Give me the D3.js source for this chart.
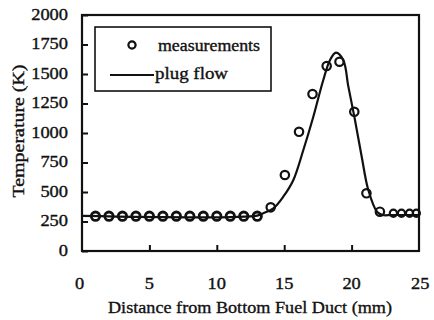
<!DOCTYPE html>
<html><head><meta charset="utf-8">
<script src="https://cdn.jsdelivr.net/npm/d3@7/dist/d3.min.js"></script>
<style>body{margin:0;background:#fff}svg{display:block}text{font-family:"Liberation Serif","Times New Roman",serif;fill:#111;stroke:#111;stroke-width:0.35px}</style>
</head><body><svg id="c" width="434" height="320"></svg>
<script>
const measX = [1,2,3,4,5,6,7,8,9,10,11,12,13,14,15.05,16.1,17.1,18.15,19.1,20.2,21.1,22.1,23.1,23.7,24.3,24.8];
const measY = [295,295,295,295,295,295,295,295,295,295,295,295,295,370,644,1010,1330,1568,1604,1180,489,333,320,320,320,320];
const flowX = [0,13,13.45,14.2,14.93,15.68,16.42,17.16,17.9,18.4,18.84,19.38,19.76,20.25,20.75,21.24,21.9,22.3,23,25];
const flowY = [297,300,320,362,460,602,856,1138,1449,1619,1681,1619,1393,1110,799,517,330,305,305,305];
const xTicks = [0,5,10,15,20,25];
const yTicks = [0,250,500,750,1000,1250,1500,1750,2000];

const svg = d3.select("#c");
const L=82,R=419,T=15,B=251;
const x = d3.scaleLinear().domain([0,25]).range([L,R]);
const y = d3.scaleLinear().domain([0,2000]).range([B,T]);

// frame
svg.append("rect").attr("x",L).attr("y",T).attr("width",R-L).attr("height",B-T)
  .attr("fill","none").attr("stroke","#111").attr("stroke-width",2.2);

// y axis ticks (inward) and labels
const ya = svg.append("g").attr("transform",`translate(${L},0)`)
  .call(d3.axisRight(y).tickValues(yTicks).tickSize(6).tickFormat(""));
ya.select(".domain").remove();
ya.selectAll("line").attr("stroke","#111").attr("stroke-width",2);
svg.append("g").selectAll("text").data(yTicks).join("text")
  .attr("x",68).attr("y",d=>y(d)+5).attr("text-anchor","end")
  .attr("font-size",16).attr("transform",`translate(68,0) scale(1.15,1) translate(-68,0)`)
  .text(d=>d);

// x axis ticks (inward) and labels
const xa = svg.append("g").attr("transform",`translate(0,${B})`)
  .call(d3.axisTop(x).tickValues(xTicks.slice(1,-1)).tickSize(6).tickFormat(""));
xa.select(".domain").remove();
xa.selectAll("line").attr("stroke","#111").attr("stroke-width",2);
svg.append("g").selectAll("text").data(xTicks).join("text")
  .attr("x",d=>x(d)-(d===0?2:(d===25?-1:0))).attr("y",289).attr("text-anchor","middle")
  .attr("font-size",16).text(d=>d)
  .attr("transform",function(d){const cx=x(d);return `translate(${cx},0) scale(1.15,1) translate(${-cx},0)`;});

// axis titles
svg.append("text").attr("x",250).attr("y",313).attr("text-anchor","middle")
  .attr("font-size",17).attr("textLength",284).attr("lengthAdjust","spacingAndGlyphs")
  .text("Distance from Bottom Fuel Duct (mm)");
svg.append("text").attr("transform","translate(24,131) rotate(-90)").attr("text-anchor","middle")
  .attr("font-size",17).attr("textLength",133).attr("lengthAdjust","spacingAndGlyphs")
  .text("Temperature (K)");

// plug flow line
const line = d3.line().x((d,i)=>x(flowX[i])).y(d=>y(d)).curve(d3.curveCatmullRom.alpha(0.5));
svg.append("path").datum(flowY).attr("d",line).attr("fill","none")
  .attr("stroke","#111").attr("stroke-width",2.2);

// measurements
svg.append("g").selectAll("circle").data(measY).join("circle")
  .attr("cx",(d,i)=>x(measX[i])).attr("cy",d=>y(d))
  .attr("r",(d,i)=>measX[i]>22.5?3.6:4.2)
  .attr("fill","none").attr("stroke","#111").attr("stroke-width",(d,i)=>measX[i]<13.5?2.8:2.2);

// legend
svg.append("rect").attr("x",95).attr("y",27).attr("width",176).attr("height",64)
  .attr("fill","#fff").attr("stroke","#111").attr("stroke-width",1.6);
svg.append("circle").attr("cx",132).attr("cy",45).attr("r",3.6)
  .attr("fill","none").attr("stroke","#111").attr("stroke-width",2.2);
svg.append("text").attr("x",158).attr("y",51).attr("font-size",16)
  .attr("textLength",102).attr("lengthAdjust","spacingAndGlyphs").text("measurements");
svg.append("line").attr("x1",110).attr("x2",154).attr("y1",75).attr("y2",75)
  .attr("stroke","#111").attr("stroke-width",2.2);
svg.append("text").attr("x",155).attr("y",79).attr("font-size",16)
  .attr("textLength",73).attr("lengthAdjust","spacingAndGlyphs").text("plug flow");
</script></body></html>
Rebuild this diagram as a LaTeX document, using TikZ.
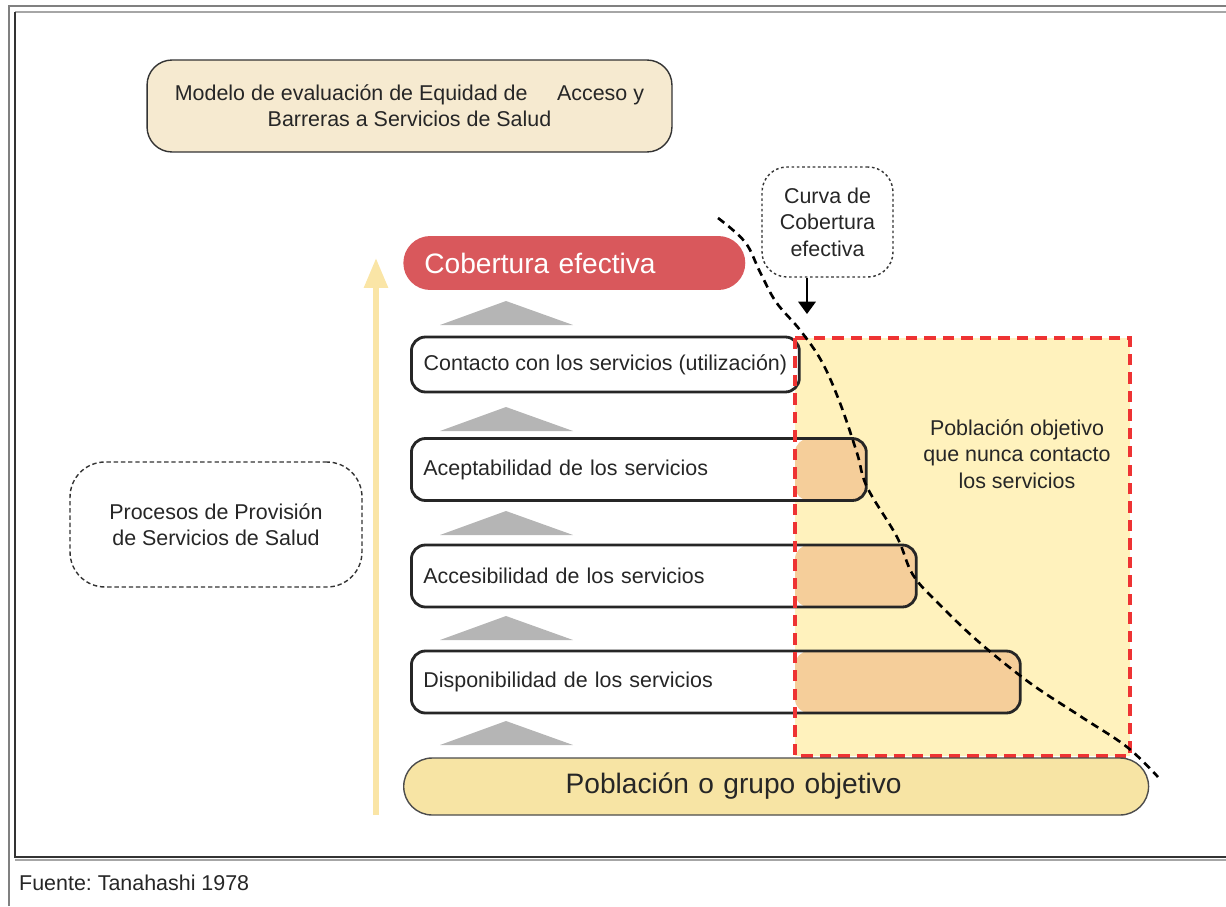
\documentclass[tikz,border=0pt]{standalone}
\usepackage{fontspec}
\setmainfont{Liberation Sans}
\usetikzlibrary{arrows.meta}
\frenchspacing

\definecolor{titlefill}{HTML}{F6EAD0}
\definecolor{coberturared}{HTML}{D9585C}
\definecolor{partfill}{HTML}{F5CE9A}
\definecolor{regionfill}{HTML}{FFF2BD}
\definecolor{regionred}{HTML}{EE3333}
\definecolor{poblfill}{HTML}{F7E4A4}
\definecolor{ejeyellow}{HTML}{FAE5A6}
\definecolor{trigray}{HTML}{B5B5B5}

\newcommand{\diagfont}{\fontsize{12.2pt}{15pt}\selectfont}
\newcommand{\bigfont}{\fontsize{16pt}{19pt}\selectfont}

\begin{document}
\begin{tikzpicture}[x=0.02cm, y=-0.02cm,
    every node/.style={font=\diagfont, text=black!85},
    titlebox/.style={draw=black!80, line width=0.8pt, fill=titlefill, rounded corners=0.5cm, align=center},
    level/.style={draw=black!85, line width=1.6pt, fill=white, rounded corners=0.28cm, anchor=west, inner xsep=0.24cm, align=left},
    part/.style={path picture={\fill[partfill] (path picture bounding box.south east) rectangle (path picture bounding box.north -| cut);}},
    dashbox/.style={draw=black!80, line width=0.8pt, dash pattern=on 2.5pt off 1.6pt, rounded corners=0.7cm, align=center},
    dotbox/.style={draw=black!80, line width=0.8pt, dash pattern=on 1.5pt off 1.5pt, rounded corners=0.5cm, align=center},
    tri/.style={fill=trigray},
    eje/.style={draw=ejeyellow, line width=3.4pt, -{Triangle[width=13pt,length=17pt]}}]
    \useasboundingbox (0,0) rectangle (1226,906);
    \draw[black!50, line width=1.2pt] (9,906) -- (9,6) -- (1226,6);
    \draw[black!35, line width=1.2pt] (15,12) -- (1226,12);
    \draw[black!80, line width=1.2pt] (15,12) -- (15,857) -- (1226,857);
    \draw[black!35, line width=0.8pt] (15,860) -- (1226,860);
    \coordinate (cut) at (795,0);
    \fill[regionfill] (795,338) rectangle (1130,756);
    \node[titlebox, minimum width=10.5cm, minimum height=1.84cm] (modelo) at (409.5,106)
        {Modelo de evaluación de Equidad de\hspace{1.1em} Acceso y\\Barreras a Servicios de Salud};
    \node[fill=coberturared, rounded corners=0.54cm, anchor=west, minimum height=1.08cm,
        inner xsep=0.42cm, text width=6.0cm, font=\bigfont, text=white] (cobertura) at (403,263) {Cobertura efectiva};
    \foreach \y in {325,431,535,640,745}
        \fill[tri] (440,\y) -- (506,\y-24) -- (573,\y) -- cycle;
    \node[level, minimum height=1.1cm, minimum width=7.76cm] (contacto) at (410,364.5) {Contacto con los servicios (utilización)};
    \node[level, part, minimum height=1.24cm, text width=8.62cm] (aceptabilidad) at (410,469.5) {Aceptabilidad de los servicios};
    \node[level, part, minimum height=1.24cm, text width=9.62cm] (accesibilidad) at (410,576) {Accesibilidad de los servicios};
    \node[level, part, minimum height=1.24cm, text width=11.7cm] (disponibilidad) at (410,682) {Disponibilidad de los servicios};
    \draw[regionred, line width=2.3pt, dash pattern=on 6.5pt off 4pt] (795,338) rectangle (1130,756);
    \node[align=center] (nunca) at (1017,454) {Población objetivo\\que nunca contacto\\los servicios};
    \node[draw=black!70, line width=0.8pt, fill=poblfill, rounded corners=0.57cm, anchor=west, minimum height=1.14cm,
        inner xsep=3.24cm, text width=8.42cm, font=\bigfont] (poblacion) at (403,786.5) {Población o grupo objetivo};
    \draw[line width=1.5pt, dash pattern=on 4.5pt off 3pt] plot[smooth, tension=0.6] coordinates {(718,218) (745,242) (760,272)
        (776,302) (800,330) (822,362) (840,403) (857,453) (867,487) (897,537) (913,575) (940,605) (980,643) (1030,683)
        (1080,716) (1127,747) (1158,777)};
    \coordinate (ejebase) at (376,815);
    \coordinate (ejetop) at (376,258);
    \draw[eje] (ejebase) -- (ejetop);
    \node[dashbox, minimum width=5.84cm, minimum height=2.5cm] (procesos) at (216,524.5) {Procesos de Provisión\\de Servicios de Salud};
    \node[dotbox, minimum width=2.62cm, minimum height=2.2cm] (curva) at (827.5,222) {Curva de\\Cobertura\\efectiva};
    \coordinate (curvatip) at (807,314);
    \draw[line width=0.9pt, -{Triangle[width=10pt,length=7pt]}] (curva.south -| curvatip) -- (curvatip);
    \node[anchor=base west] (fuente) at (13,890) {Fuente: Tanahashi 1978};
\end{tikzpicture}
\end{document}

- - -

#### [Work to do]
Search the data for the word "this" and copy each line where it appears.

#### [Worked answer]
Give me the D3.js source for this chart.
Rebuild this diagram as a LaTeX document, using TikZ.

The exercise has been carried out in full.